For “advanced” support, we are not charging all that much, $2000 per month. This level provides our partners with more support, more dedicated Yahoo engineering resources should they need support. At the advanced and elite levels, we’ll make specific commitments regarding uptime, and provide our partners with in our product roadmap process.
We don’t provide a specific price for the “elite” support, as it varies by case, and can even involve us putting Yahoo engineers on site.
APRK: Google has taken a different approach. They don’t charge for support, but rather charge a nominal fee for each API action, 25c per thousand API tokens.
DB: We’re interested in best serving our advertisers, and we differentiate from our competition when it makes sense.
Our objective is to make capacity a non-issue. We’ve spent considerable time building a robust scalable platform.
We’ve also spent decent time writing robust documentation and SDKs, with more to come, for smaller developers, and advertisers who want to do it themselves.
We think all advertisers will find this new API easy to use. And for those companies wanting higher level of service, visits from Yahoo engineers, and so on, they can get that as well.
APRK: Thanks for taking the time today, Dan. Good luck with the new program.
What This Means To Advertisers
Eventually, higher CPCs on Yahoo, surely. That would have happened anyway; the API simply accelerates the process.
While major agencies and advertisers (like RKG, for example) have been using this API since it beta’d last fall, this announcement will allow many more advertisers to interact with Yahoo programatically. In turn, this will make the Yahoo search marketplace more efficient, in the economic sense, leading to higher CPCs for Yahoo.
Opening up the Yahoo API will also foster innovation.
APIs let developers “mash up” applications in interesting ways. For example, Google’s API allowed them to collaborate with Intuit, integrating AdWords with QuickBooks.

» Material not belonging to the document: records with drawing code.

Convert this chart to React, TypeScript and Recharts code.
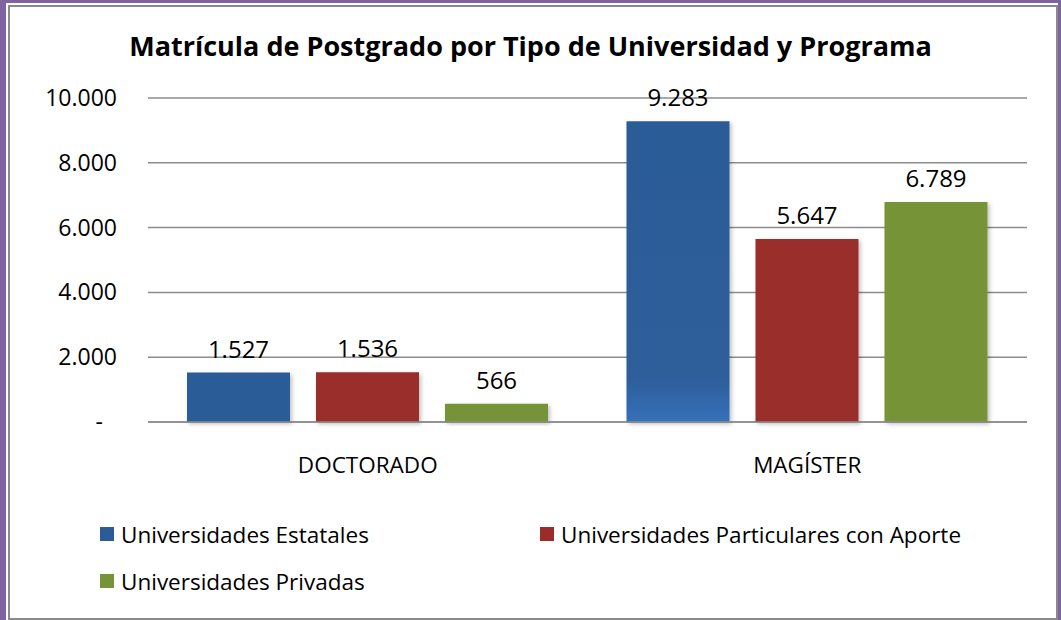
import React from 'react';
import {
  BarChart,
  Bar,
  XAxis,
  YAxis,
  CartesianGrid,
  Legend,
  LabelList,
  Cell,
} from 'recharts';

const TITLE = 'Matrícula de Postgrado por Tipo de Universidad y Programa';
const CATEGORIES = ['DOCTORADO', 'MAGÍSTER'];
const ESTATALES = [1527, 9283];
const PARTICULARES = [1536, 5647];
const PRIVADAS = [566, 6789];
const Y_TICKS = [0, 2000, 4000, 6000, 8000, 10000];

const SERIES = [
  { key: 'estatales', name: 'Universidades Estatales', color: '#2C5C97', values: ESTATALES },
  { key: 'particulares', name: 'Universidades Particulares con Aporte', color: '#9A2D2C', values: PARTICULARES },
  { key: 'privadas', name: 'Universidades Privadas', color: '#779337', values: PRIVADAS },
];

const FONT = '"Open Sans", Lato, sans-serif';

const chartData = CATEGORIES.map((cat, i) => {
  const row: Record<string, string | number> = { cat };
  SERIES.forEach(s => {
    row[s.key] = s.values[i];
  });
  return row;
});

const fmt = (v: number) => {
  if (v === 0) return '-';
  return String(Math.round(v)).replace(/\B(?=(\d{3})+(?!\d))/g, '.');
};

const YTick = (props: any) => {
  const { x, y, payload } = props;
  const isZero = payload.value === 0;
  return (
    <text
      x={isZero ? x - 14 : x}
      y={y}
      dy={8}
      textAnchor="end"
      fontSize={23}
      fontFamily={FONT}
      fill="#000"
    >
      {fmt(payload.value)}
    </text>
  );
};

const LegendContent = () => (
  <div
    style={{
      display: 'grid',
      gridTemplateColumns: '440px 440px',
      rowGap: 21,
      paddingLeft: 100,
      fontFamily: FONT,
      fontSize: 22.5,
      color: '#000',
    }}
  >
    {SERIES.map(s => (
      <div key={s.key} style={{ display: 'flex', alignItems: 'center', height: 26 }}>
        <span
          style={{ width: 14, height: 14, background: s.color, display: 'inline-block', marginRight: 7, flexShrink: 0 }}
        />
        <span style={{ whiteSpace: 'nowrap' }}>{s.name}</span>
      </div>
    ))}
  </div>
);

export default function App() {
  return (
    <div style={{ position: 'absolute', left: 0, top: 0, width: 1061, height: 620, background: '#fff' }}>
      <style>{`body{margin:0}`}</style>
      {/* frame */}
      <div
        style={{
          position: 'absolute',
          left: 0,
          top: 0,
          width: 1061,
          height: 620,
          boxSizing: 'border-box',
          borderLeft: '6px solid #8064A2',
          borderTop: '3px solid #8064A2',
          borderRight: '3px solid #8064A2',
        }}
      />
      <div
        style={{
          position: 'absolute',
          left: 8,
          top: 5,
          width: 1050,
          height: 615,
          boxSizing: 'border-box',
          border: '2px solid #8a8a8a',
        }}
      />
      <div
        style={{
          position: 'absolute',
          left: 0,
          top: 27,
          width: 1061,
          textAlign: 'center',
          fontFamily: FONT,
          fontWeight: 700,
          fontSize: 27,
          color: '#000',
          whiteSpace: 'nowrap',
        }}
      >
        {TITLE}
      </div>
      <BarChart
        width={1061}
        height={620}
        data={chartData}
        margin={{ top: 98, right: 34, bottom: 168, left: 48 }}
        barSize={103}
        barGap={26}
        style={{ position: 'absolute', left: 0, top: 0 }}
      >
        <defs>
          <linearGradient id="blueGrad" x1="0" y1="0" x2="0" y2="1">
            <stop offset="0%" stopColor="#2C5C97" />
            <stop offset="85%" stopColor="#2D5E9A" />
            <stop offset="100%" stopColor="#3670B8" />
          </linearGradient>
          <filter id="shadow" x="-10%" y="-10%" width="130%" height="130%">
            <feDropShadow dx="2" dy="2" stdDeviation="2" floodColor="#000" floodOpacity="0.25" />
          </filter>
        </defs>
        <CartesianGrid vertical={false} stroke="#8c8c8c" strokeWidth={1.5} />
        <XAxis
          dataKey="cat"
          height={30}
          axisLine={{ stroke: '#8c8c8c', strokeWidth: 1.5 }}
          tickLine={false}
          tickMargin={29}
          tick={{ fontSize: 22.5, fontFamily: FONT, fill: '#000' }}
        />
        <YAxis
          domain={[0, 10000]}
          ticks={Y_TICKS}
          width={100}
          axisLine={false}
          tickLine={false}
          tickMargin={25}
          tick={<YTick />}
          interval={0}
        />
        <Legend
          layout="horizontal"
          verticalAlign="middle"
          align="center"
          content={<LegendContent />}
          wrapperStyle={{ left: 0, top: 521, width: 1061 }}
        />
        {SERIES.map(s => (
          <Bar
            key={s.key}
            dataKey={s.key}
            name={s.name}
            fill={s.color}
            isAnimationActive={false}
            filter="url(#shadow)"
          >
            {s.key === 'estatales' &&
              chartData.map((d, i) => (
                <Cell key={i} fill={i === 1 ? 'url(#blueGrad)' : s.color} />
              ))}
            <LabelList
              dataKey={s.key}
              position="top"
              offset={15}
              formatter={(v: any) => fmt(Number(v))}
              style={{ fontSize: 24, fontFamily: FONT, fill: '#000' }}
            />
          </Bar>
        ))}
      </BarChart>
    </div>
  );
}
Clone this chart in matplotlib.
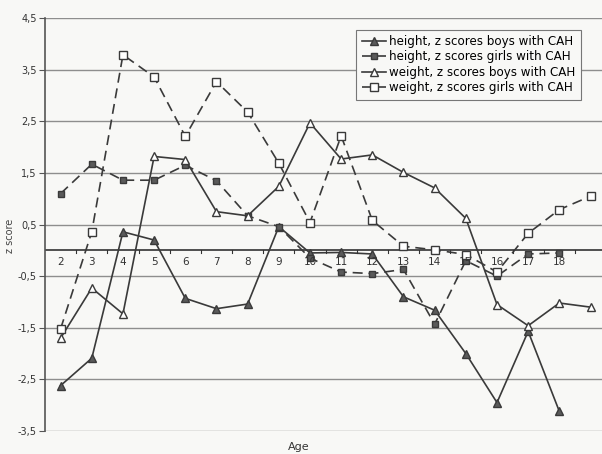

One would think that application developers who have already integrated Google Adwords into their apps would use Yahoo’s new open API to “snap in” Yahoo functionality, too.
While that may be technically easy, Google’s API T&Cs forbid developers from placing other search platforms on an equal footing with Google, prohibiting a lowest-common-denominator approach.
It will be interesting to see if Google chooses to enforce these provisions hinder developers from collaborating with Yahoo.
What This Means To Wall Street
While an open API will do little to decrease the gap between Yahoo and Google in search share, opening up the Panama API is totally the right move from Yahoo’s perspective.
Right move, right direction, little immediate impact.
Random API Gossip From RKG Engineers
By coincidence, earlier this week, unsolicited and unrelated to Yahoo’s announcement yesterday, the following comments floated up from RKG’s Engineering Catacombs about the various APIs. Didn’t warrant their own post, but since this post is about APIs, tacking those on here.
* Google API: Fast, full-featured, well-considered. Much unexplained downtown, much more than Yahoo.
* Yahoo API: Slow. Operations time out. Good docs. Reliable, high uptime.
* Microsoft API: Fast (perhaps because so few are using it?). Fails hard, without error messages. Fails often.